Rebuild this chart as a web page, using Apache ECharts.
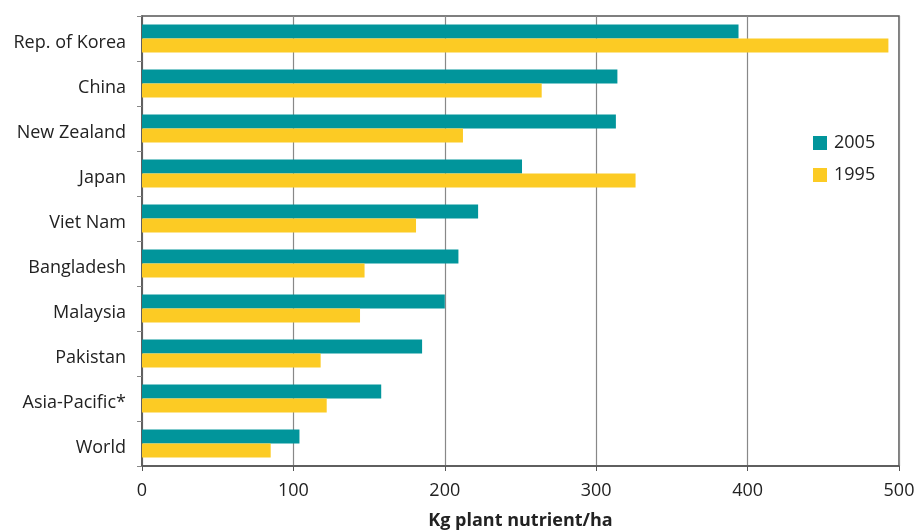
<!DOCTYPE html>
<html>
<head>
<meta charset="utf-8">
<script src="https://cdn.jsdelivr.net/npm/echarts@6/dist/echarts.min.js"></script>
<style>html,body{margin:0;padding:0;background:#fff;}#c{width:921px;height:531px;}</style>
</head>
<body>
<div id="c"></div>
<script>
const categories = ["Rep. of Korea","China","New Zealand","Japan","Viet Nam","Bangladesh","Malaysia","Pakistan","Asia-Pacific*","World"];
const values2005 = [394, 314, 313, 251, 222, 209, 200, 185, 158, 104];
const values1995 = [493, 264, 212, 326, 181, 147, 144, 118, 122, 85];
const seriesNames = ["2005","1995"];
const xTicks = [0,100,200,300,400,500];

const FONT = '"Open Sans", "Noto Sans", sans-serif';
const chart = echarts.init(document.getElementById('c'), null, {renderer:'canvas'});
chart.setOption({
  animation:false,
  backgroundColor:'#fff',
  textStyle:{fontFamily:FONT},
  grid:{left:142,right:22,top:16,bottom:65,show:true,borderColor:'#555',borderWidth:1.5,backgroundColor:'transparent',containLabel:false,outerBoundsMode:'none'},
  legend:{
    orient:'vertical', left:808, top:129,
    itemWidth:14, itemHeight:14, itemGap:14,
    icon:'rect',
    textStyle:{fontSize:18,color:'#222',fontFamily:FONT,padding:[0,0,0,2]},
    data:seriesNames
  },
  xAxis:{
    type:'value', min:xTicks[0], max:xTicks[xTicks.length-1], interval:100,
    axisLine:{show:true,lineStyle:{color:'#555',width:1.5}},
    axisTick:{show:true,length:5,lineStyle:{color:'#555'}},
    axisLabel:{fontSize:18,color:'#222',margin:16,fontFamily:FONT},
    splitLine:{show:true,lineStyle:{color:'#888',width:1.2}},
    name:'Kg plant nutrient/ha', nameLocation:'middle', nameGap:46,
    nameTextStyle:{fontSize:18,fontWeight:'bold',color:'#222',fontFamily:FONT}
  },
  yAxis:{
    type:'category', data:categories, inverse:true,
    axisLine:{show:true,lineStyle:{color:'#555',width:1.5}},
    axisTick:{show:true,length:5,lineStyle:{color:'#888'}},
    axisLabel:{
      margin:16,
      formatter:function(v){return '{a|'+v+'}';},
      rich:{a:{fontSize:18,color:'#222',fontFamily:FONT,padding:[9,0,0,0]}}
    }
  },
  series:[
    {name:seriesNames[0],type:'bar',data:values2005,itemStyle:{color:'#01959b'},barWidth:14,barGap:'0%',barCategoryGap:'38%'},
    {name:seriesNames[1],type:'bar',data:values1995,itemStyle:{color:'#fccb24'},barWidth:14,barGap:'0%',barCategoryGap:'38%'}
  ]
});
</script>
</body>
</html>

§ Task description:
Make an exact copy of all the material, but keep the pictures out of it.

§ Full solution:
Rebuild this chart as a web page, using Apache ECharts.
<!DOCTYPE html>
<html>
<head>
<meta charset="utf-8">
<script src="https://cdn.jsdelivr.net/npm/echarts@6/dist/echarts.min.js"></script>
<style>html,body{margin:0;padding:0;background:#fff;}#c{width:921px;height:531px;}</style>
</head>
<body>
<div id="c"></div>
<script>
const categories = ["Rep. of Korea","China","New Zealand","Japan","Viet Nam","Bangladesh","Malaysia","Pakistan","Asia-Pacific*","World"];
const values2005 = [394, 314, 313, 251, 222, 209, 200, 185, 158, 104];
const values1995 = [493, 264, 212, 326, 181, 147, 144, 118, 122, 85];
const seriesNames = ["2005","1995"];
const xTicks = [0,100,200,300,400,500];

const FONT = '"Open Sans", "Noto Sans", sans-serif';
const chart = echarts.init(document.getElementById('c'), null, {renderer:'canvas'});
chart.setOption({
  animation:false,
  backgroundColor:'#fff',
  textStyle:{fontFamily:FONT},
  grid:{left:142,right:22,top:16,bottom:65,show:true,borderColor:'#555',borderWidth:1.5,backgroundColor:'transparent',containLabel:false,outerBoundsMode:'none'},
  legend:{
    orient:'vertical', left:808, top:129,
    itemWidth:14, itemHeight:14, itemGap:14,
    icon:'rect',
    textStyle:{fontSize:18,color:'#222',fontFamily:FONT,padding:[0,0,0,2]},
    data:seriesNames
  },
  xAxis:{
    type:'value', min:xTicks[0], max:xTicks[xTicks.length-1], interval:100,
    axisLine:{show:true,lineStyle:{color:'#555',width:1.5}},
    axisTick:{show:true,length:5,lineStyle:{color:'#555'}},
    axisLabel:{fontSize:18,color:'#222',margin:16,fontFamily:FONT},
    splitLine:{show:true,lineStyle:{color:'#888',width:1.2}},
    name:'Kg plant nutrient/ha', nameLocation:'middle', nameGap:46,
    nameTextStyle:{fontSize:18,fontWeight:'bold',color:'#222',fontFamily:FONT}
  },
  yAxis:{
    type:'category', data:categories, inverse:true,
    axisLine:{show:true,lineStyle:{color:'#555',width:1.5}},
    axisTick:{show:true,length:5,lineStyle:{color:'#888'}},
    axisLabel:{
      margin:16,
      formatter:function(v){return '{a|'+v+'}';},
      rich:{a:{fontSize:18,color:'#222',fontFamily:FONT,padding:[9,0,0,0]}}
    }
  },
  series:[
    {name:seriesNames[0],type:'bar',data:values2005,itemStyle:{color:'#01959b'},barWidth:14,barGap:'0%',barCategoryGap:'38%'},
    {name:seriesNames[1],type:'bar',data:values1995,itemStyle:{color:'#fccb24'},barWidth:14,barGap:'0%',barCategoryGap:'38%'}
  ]
});
</script>
</body>
</html>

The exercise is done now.